Secondo l’Organizzazione Mondiale della Sanità, circa 3,7 miliardi di persone di età inferiore ai 50 anni sono state infettate dall’HSV-1, il virus che causa l’herpes orale. Nella maggior parte dei casi è asintomatico, giacendo dormiente all’interno delle cellule nervose. Quando attivato, può causare infiammazioni ai nervi e alla pelle, causando piaghe aperte e vesciche dolorose. La maggior parte dei portatori – e secondo il CDC è uno su due americani – avrà sintomi da molto lievi a nessun sintomo prima che il virus diventi dormiente.
Per riuscire a sviscerare meglio la relazione di causa ed effetto tra i virus e il morbo di Alzheimer, la squadra di scienziati del Tufts ha ricreato ambienti che simulano il tessuto cerebrale, piccole spugne a forma di ciambella larghe 6 millimetri ottenute dalle proteine della seta e collagene.
Successivamente, i ricercatori hanno popolato le spugne con cellule staminali neurali che crescono e diventano neuroni funzionali in grado di scambiarsi segnali in una rete, proprio come accade nel cervello. Alcune delle cellule staminali formano anche cellule gliali, che si trovano tipicamente nel cervello e aiutano a mantenere vivi e funzionanti i neuroni.
“Si tratta di due virus molto comuni e generalmente innocui, ma gli studi di laboratorio suggeriscono che se una nuova esposizione a VZV risveglia l’HSV-1 dormiente, potrebbero causare problemi”, ha affermato Cairns: “È ancora possibile che altre infezioni e altri percorsi di causa ed effetto possano portare al morbo di Alzheimer, e fattori di rischio come trauma cranico, obesità o consumo di alcol suggeriscono che potrebbero intersecarsi con il riemergere dell’HSV nel cervello”, ha aggiunto l’esperta.
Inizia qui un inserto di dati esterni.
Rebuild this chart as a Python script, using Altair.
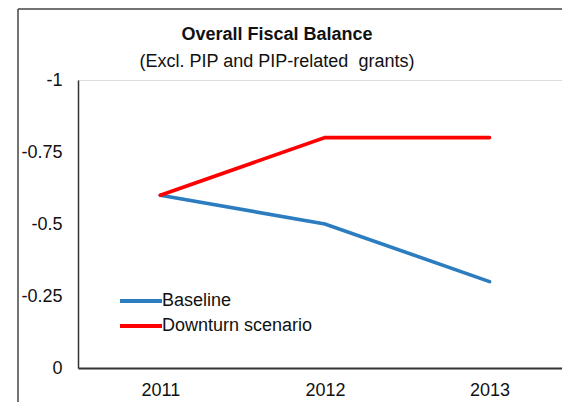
import altair as alt
import pandas as pd

years = [2011, 2012, 2013]
baseline = [-0.6, -0.5, -0.3]
downturn = [-0.6, -0.8, -0.8]
series_names = ["Baseline", "Downturn scenario"]
series_colors = ["#2B7DC0", "#FF0000"]
y_ticks = [-1, -0.75, -0.5, -0.25, 0]
title_text = "Overall Fiscal Balance"
subtitle_text = "(Excl. PIP and PIP-related\u00a0 grants)"

rows = []
for name, vals in zip(series_names, [baseline, downturn]):
    for yr, v in zip(years, vals):
        rows.append({"year": yr, "value": v, "series": name})
df = pd.DataFrame(rows)

FONT = "Liberation Sans"
FS = 18

lines = alt.Chart(df).mark_line(strokeWidth=3.6, strokeCap="round").encode(
    x=alt.X("year:Q",
            scale=alt.Scale(domain=[2010.5, 2013.44], nice=False, zero=False),
            axis=alt.Axis(values=years, format="d", ticks=False, grid=False, title=None,
                          domainColor="#333333", domainWidth=2, labelPadding=13,
                          labelFontSize=FS, labelFont=FONT, labelColor="#111111")),
    y=alt.Y("value:Q",
            scale=alt.Scale(domain=[-1, 0], reverse=True, nice=False, zero=False),
            axis=alt.Axis(values=y_ticks, ticks=False, grid=False, title=None,
                          labelExpr="datum.value == 0 ? '0' : '' + datum.value",
                          domainColor="#333333", domainWidth=1.5, labelPadding=16,
                          labelFontSize=FS, labelFont=FONT, labelColor="#111111")),
    color=alt.Color("series:N",
                    scale=alt.Scale(domain=series_names, range=series_colors),
                    legend=alt.Legend(orient="none", legendX=54, legendY=212, title=None,
                                      symbolType="M-3,0H3", symbolSize=196,
                                      symbolStrokeWidth=4, labelFontSize=FS,
                                      labelFont=FONT, labelColor="#111111",
                                      labelOffset=12, rowPadding=7)),
    detail="series:N",
)

frame_data = alt.Data(values=[{"k": 1}])
frame_left = alt.Chart(frame_data).mark_rule(color="#444444", strokeWidth=1.5).encode(
    x=alt.value(-60), y=alt.value(-71), y2=alt.value(330))
frame_top = alt.Chart(frame_data).mark_rule(color="#444444", strokeWidth=1.5).encode(
    x=alt.value(-60), x2=alt.value(484), y=alt.value(-71))

title_mark = alt.Chart(alt.Data(values=[{"t": title_text}])).mark_text(
    font=FONT, fontSize=18, fontWeight="bold", color="#111111", align="center", baseline="middle"
).encode(text="t:N", x=alt.value(199), y=alt.value(-45))
subtitle_mark = alt.Chart(alt.Data(values=[{"t": subtitle_text}])).mark_text(
    font=FONT, fontSize=18, color="#111111", align="center", baseline="middle"
).encode(text="t:N", x=alt.value(199), y=alt.value(-18))

chart = alt.layer(frame_left, frame_top, title_mark, subtitle_mark, lines).properties(
    width=484, height=288,
    autosize=alt.AutoSizeParams(type="none"),
    padding={"left": 70, "top": 72, "right": 0, "bottom": 34},
).configure_view(stroke=None).configure(background="white")

chart.save("out.html", embed_options={"renderer": "svg", "actions": False})
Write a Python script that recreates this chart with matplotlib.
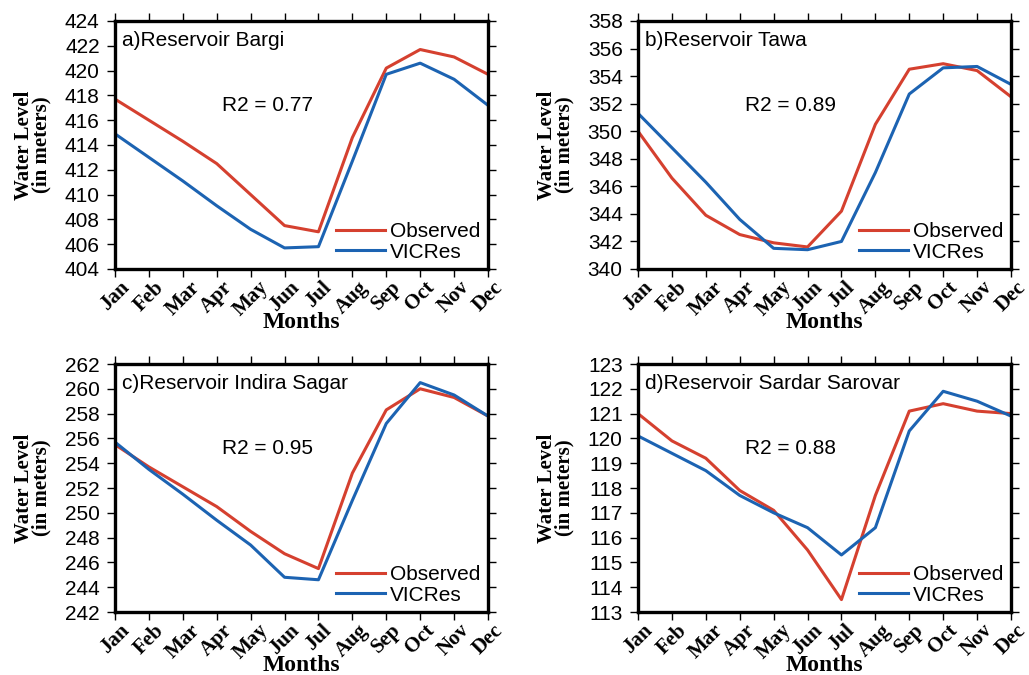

I ricercatori hanno anche notato gli effetti neurologici a lungo termine che alcuni pazienti COVID hanno sperimentato dal virus SARS-CoV-2, in particolare tra gli anziani, e che sia VZV che HSV-1 possono essere riattivati dopo un’infezione da COVID. In questi casi sarebbe consigliabile tenere d’occhio i possibili effetti cognitivi successivi e la neurodegenerazione.